With Manley at the helm, Jeep - dubbed one of America's top three most patriotic brands in a Brand Keys study published last month - has more than trebled sales, breaking through the one million mark last year and becoming the main driver of profits for the entire FCA group. 

Karl Brauer, executive publisher of Kelley Blue Book and Autotrader, said that "the success of the Jeep brand under Mike Manley and his global background make him the smart choice to be the new head of FCA.

"His international experience in growing that brand will play a key role as he applies those techniques to all of the Fiat Chrysler divisions."
Under Manley's stewardship, Jeep's unit sales have soared from 337 000 in 2008 - 80 percent of which were in North America - to 1.4 million last year. And the target is to hit 1.9 million over the next year.

Analysts at Morgan Stanley estimate that Jeep will this year account for some 70 percent of overall group profits.

The premium brand is also key to a five-year FCA plan unveiled by Marchionne in June to increasingly focus on hybrid and electric vehicles.

Right man for the job, say analysts

New Jeep models, such as the redesigned Compass, have contributed to a surge in sales for the Iconic American brand.
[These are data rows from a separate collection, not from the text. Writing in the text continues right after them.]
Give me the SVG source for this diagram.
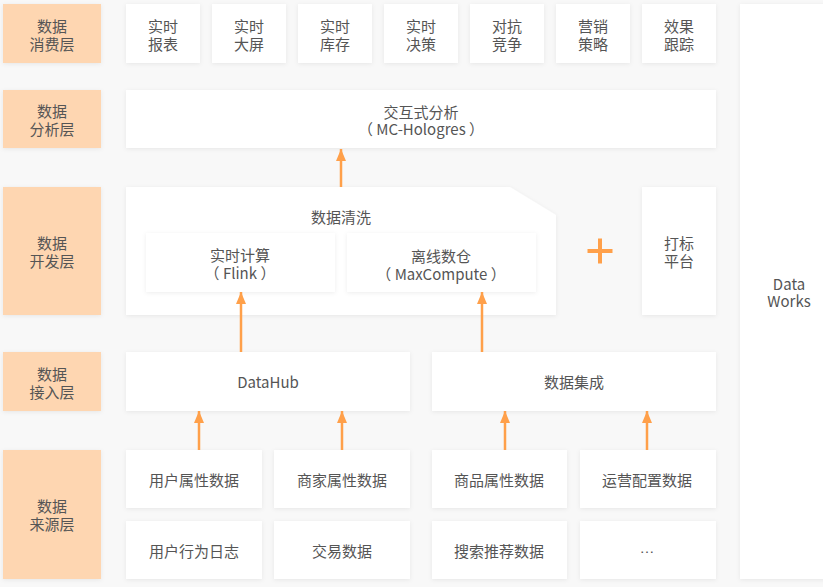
<svg xmlns="http://www.w3.org/2000/svg" width="823" height="587" viewBox="0 0 823 587">
<defs>
<filter id="sh" x="-10%" y="-10%" width="120%" height="120%">
<feDropShadow dx="0" dy="1" stdDeviation="2" flood-color="#000" flood-opacity="0.07"/>
</filter>
<marker id="ah" markerUnits="userSpaceOnUse" markerWidth="12" markerHeight="10" viewBox="0 0 12 10" refX="12" refY="5" orient="auto">
<path d="M0,0 L12,5 L0,10 Z" fill="#ffa04a"/>
</marker>
</defs>
<style>
.bg{fill:#f8f8f8}
.lab{fill:#fed6b1;filter:url(#sh)}
.box{fill:#ffffff;filter:url(#sh)}
text{font-family:"Noto Sans CJK SC","Noto Sans",sans-serif;font-size:15px;fill:#555;text-anchor:middle;dominant-baseline:central}
.con line{stroke:#ffa04a;stroke-width:2.5}
</style>
<rect class="bg" x="0" y="0" width="823" height="587"/>

<g id="layer-consume"><rect class="lab" x="3" y="4" width="98" height="59"/><text><tspan x="52" y="25">数据</tspan><tspan x="52" y="43">消费层</tspan></text></g>
<g id="layer-analysis"><rect class="lab" x="3" y="90" width="98" height="58"/><text><tspan x="52" y="110">数据</tspan><tspan x="52" y="128">分析层</tspan></text></g>
<g id="layer-dev"><rect class="lab" x="3" y="187" width="98" height="128"/><text><tspan x="52" y="242">数据</tspan><tspan x="52" y="260">开发层</tspan></text></g>
<g id="layer-ingest"><rect class="lab" x="3" y="352" width="98" height="59"/><text><tspan x="52" y="373">数据</tspan><tspan x="52" y="391">接入层</tspan></text></g>
<g id="layer-source"><rect class="lab" x="3" y="450" width="98" height="129"/><text><tspan x="52" y="505">数据</tspan><tspan x="52" y="523">来源层</tspan></text></g>

<g id="c1"><rect class="box" x="126" y="4" width="74" height="59"/><text><tspan x="163" y="25">实时</tspan><tspan x="163" y="43">报表</tspan></text></g>
<g id="c2"><rect class="box" x="212" y="4" width="74" height="59"/><text><tspan x="249" y="25">实时</tspan><tspan x="249" y="43">大屏</tspan></text></g>
<g id="c3"><rect class="box" x="298" y="4" width="74" height="59"/><text><tspan x="335" y="25">实时</tspan><tspan x="335" y="43">库存</tspan></text></g>
<g id="c4"><rect class="box" x="384" y="4" width="74" height="59"/><text><tspan x="421" y="25">实时</tspan><tspan x="421" y="43">决策</tspan></text></g>
<g id="c5"><rect class="box" x="470" y="4" width="74" height="59"/><text><tspan x="507" y="25">对抗</tspan><tspan x="507" y="43">竞争</tspan></text></g>
<g id="c6"><rect class="box" x="556" y="4" width="74" height="59"/><text><tspan x="593" y="25">营销</tspan><tspan x="593" y="43">策略</tspan></text></g>
<g id="c7"><rect class="box" x="642" y="4" width="74" height="59"/><text><tspan x="679" y="25">效果</tspan><tspan x="679" y="43">跟踪</tspan></text></g>

<g id="hologres"><rect class="box" x="126" y="90" width="590" height="58"/><text><tspan x="421" y="111">交互式分析</tspan><tspan x="421" y="128">（ MC-Hologres ）</tspan></text></g>

<g id="cleaning"><path class="box" d="M126,187 L510,187 L556,215 L556,315 L126,315 Z"/><text x="341" y="216">数据清洗</text></g>
<g id="flink"><rect class="box" x="146" y="233" width="189" height="59"/><text><tspan x="240" y="254">实时计算</tspan><tspan x="240" y="272">（ Flink ）</tspan></text></g>
<g id="maxcompute"><rect class="box" x="347" y="233" width="189" height="59"/><text><tspan x="441" y="255">离线数仓</tspan><tspan x="441" y="273">（ MaxCompute ）</tspan></text></g>

<g id="plus"><path d="M587.5,251 H612.5 M600,238.5 V263.5" stroke="#ffa04a" stroke-width="4" fill="none"/></g>
<g id="tagging"><rect class="box" x="642" y="187" width="74" height="128"/><text><tspan x="679" y="242">打标</tspan><tspan x="679" y="260">平台</tspan></text></g>

<g id="dataworks"><rect class="box" x="740" y="4" width="100" height="575"/><text><tspan x="789" y="283">Data</tspan><tspan x="789" y="300">Works</tspan></text></g>

<g id="datahub"><rect class="box" x="126" y="352" width="284" height="59"/><text x="268" y="381">DataHub</text></g>
<g id="integration"><rect class="box" x="432" y="352" width="284" height="59"/><text x="574" y="381">数据集成</text></g>

<g id="s1"><rect class="box" x="126" y="450" width="136" height="58"/><text x="194" y="479">用户属性数据</text></g>
<g id="s2"><rect class="box" x="274" y="450" width="136" height="58"/><text x="342" y="479">商家属性数据</text></g>
<g id="s3"><rect class="box" x="432" y="450" width="135" height="58"/><text x="499" y="479">商品属性数据</text></g>
<g id="s4"><rect class="box" x="580" y="450" width="136" height="58"/><text x="647" y="479">运营配置数据</text></g>
<g id="s5"><rect class="box" x="126" y="521" width="136" height="58"/><text x="194" y="550">用户行为日志</text></g>
<g id="s6"><rect class="box" x="274" y="521" width="136" height="58"/><text x="342" y="550">交易数据</text></g>
<g id="s7"><rect class="box" x="432" y="521" width="135" height="58"/><text x="499" y="550">搜索推荐数据</text></g>
<g id="s8"><rect class="box" x="580" y="521" width="136" height="58"/><text x="647" y="547" style="font-family:'Liberation Sans',sans-serif">…</text></g>

<g class="con" id="connectors">
<line x1="341" y1="187" x2="341" y2="149" marker-end="url(#ah)"/>
<line x1="241" y1="352" x2="241" y2="292" marker-end="url(#ah)"/>
<line x1="482" y1="352" x2="482" y2="292" marker-end="url(#ah)"/>
<line x1="199" y1="450" x2="199" y2="411" marker-end="url(#ah)"/>
<line x1="342" y1="450" x2="342" y2="411" marker-end="url(#ah)"/>
<line x1="505" y1="450" x2="505" y2="411" marker-end="url(#ah)"/>
<line x1="647" y1="450" x2="647" y2="411" marker-end="url(#ah)"/>
</g>
</svg>
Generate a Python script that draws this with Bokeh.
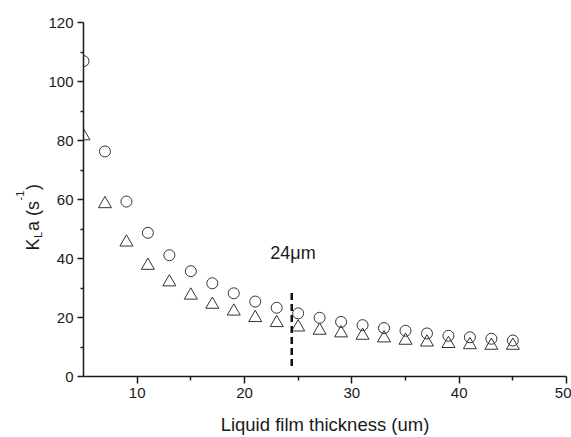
from bokeh.plotting import figure
from bokeh.models import Range1d, FixedTicker, ColumnDataSource
from bokeh.layouts import row
from bokeh.core.properties import value
from bokeh.embed import file_html
from bokeh.resources import INLINE
import math

# ---------------- data ----------------
thickness = [5, 7, 9, 11, 13, 15, 17, 19, 21, 23, 25, 27, 29, 31, 33, 35, 37, 39, 41, 43, 45]
kla_circle = [106.9, 76.3, 59.3, 48.7, 41.1, 35.7, 31.6, 28.2, 25.4, 23.3, 21.4, 19.9,
              18.5, 17.4, 16.4, 15.5, 14.6, 13.8, 13.3, 12.8, 12.2]
kla_triangle = [81.5, 58.5, 45.5, 37.6, 32.0, 27.5, 24.4, 22.1, 19.9, 18.2, 16.7, 15.6,
                14.7, 13.9, 13.0, 12.2, 11.6, 11.1, 10.7, 10.5, 10.5]
marker_x = [24.4]
marker_y0 = [3.6]
marker_y1 = [29.7]
note_text = ["24\u03bcm"]
note_x = [22.4]
note_y = [42]
x_ticks = [10, 20, 30, 40, 50]
x_minor = [15, 25, 35, 45]
y_ticks = [0, 20, 40, 60, 80, 100, 120]
y_minor = [10, 30, 50, 70, 90, 110]
x_title = "Liquid film thickness (um)"
y_title_parts = ["K", "L", "a (s", "-1", ")"]
X_MIN, X_MAX, Y_MIN, Y_MAX = 5, 50, 0, 120

FONT = "Liberation Sans"
INK = "#1a1a1a"

W, H = 571, 437
LW = 45                       # width of the strip holding the y title
BL, BR, BT, BB = 83 - LW, 5, 22, 61
FH = H - BT - BB
px_y = FH / (Y_MAX - Y_MIN)

y_range = Range1d(Y_MIN, Y_MAX)

# ---------------- y-title strip (shares the y range and vertical borders) ----------------
lab = figure(width=LW, height=H, output_backend="svg", toolbar_location=None,
             x_range=Range1d(0, LW), y_range=y_range, title=None,
             min_border_left=0, min_border_right=0, min_border_top=BT, min_border_bottom=BB,
             x_axis_location=None, y_axis_location=None)
lab.outline_line_color = None
lab.xgrid.visible = False
lab.ygrid.visible = False
lab.background_fill_color = "white"
lab.border_fill_color = "white"

# font px, baseline x (px), start along the text (px from top of page)
part_size = [18, 11, 18, 11, 18]
part_base = [32, 37, 32, 19, 32]
part_start = [250, 237.5, 230.5, 200, 189.5]
for txt, size, bx, st in zip(y_title_parts, part_size, part_base, part_start):
    lab.text(x=[bx], y=[Y_MIN + (BT + FH - st) / px_y], text=[txt], angle=math.pi / 2,
             text_font=value(FONT), text_font_size=f"{size}px", text_color=INK,
             text_align="left", text_baseline="alphabetic")

# ---------------- main plot ----------------
p = figure(width=W - LW, height=H, output_backend="svg", toolbar_location=None,
           x_range=Range1d(X_MIN, X_MAX), y_range=y_range, title=None,
           min_border_left=BL, min_border_right=BR, min_border_top=BT, min_border_bottom=BB)
p.outline_line_color = None
p.xgrid.visible = False
p.ygrid.visible = False
p.background_fill_color = "white"
p.border_fill_color = "white"

for ax in (p.xaxis[0], p.yaxis[0]):
    ax.axis_line_color = INK
    ax.axis_line_width = 1.5
    ax.major_tick_line_color = INK
    ax.minor_tick_line_color = INK
    ax.major_tick_line_width = 1.5
    ax.minor_tick_line_width = 1.5
    ax.major_tick_in = 0
    ax.minor_tick_in = 0
    ax.major_label_text_font = FONT
    ax.major_label_text_font_size = "15px"
    ax.major_label_text_color = INK
    ax.axis_label_text_font = FONT
    ax.axis_label_text_font_style = "normal"
    ax.axis_label_text_color = INK

p.xaxis[0].ticker = FixedTicker(ticks=x_ticks, minor_ticks=x_minor)
p.yaxis[0].ticker = FixedTicker(ticks=y_ticks, minor_ticks=y_minor)
p.xaxis[0].major_tick_out = 7
p.xaxis[0].minor_tick_out = 4
p.yaxis[0].major_tick_out = 6
p.yaxis[0].minor_tick_out = 3
p.xaxis[0].major_label_standoff = 4
p.yaxis[0].major_label_standoff = 4
p.xaxis[0].axis_label = x_title
p.xaxis[0].axis_label_text_font_size = "18.5px"
p.xaxis[0].axis_label_standoff = 13

src = ColumnDataSource(dict(x=thickness, c=kla_circle, t=kla_triangle))
p.scatter("x", "c", source=src, marker="circle", size=11, fill_color=None,
          line_color="#333333", line_width=1)
p.scatter("x", "t", source=src, marker="triangle", size=13, fill_color=None,
          line_color="#333333", line_width=1)

p.segment(x0=marker_x, y0=marker_y0, x1=marker_x, y1=marker_y1,
          line_color="#111111", line_width=2.5, line_dash="7 4")

p.text(x=note_x, y=note_y, text=note_text, text_font=value(FONT),
       text_font_size="18px", text_color=INK, text_baseline="middle", text_align="left")

layout = row(lab, p, spacing=0)
open("out.html", "w").write(file_html(layout, INLINE))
Picture: Jeep.

Analysts said that choosing the 54-year-old Manley, under whose watch Jeep's sales surged fourfold, sent a clear message that FCA was staying on course and would keep the Jeep brand at the heart of its growth plan.

"Manley knows that his primary focus is on execution and that, already, he has a strategy into which his team has bought," said George Galliers, an analyst at Evercore ISI.

"There is no reason the 2022 plan cannot be executed."

Under Manley, the company is expected to sharpen its focus on revamping individual brands, including ailing Fiat in Europe, Chrysler in the United States and Alfa Romeo, which has yet to turn a profit despite multibillion-euro investments.

Marchionne, widely credited with rescuing both Fiat and Chrysler from the brink of bankruptcy, had focused on fixing FCA's finances first, notably erasing all debt.

But his track record at fixing some of FCA's brands was mixed, with investments and product launches repeatedly delayed.

"FCA needs to fix the volume brands before it's too late and make them appealing again. ... Manley is the right man for that job," said Felipe Munoz, an automotive analyst at JATO.

Marchionne had advocated industry mergers to share the cost of building electric, hybrid and self-driving cars, but gave up the quest when his preferred target, General Motors, rejected his advances.

FCA said on Saturday that Manley would execute the new strategy to ensure a "strong and independent" future for the group.

But without a partner in sight, Manley needs to show FCA can keep churning out profits on its own, even as emissions rules tighten, SUV competition intensifies and worries over potential US emissions fines abound.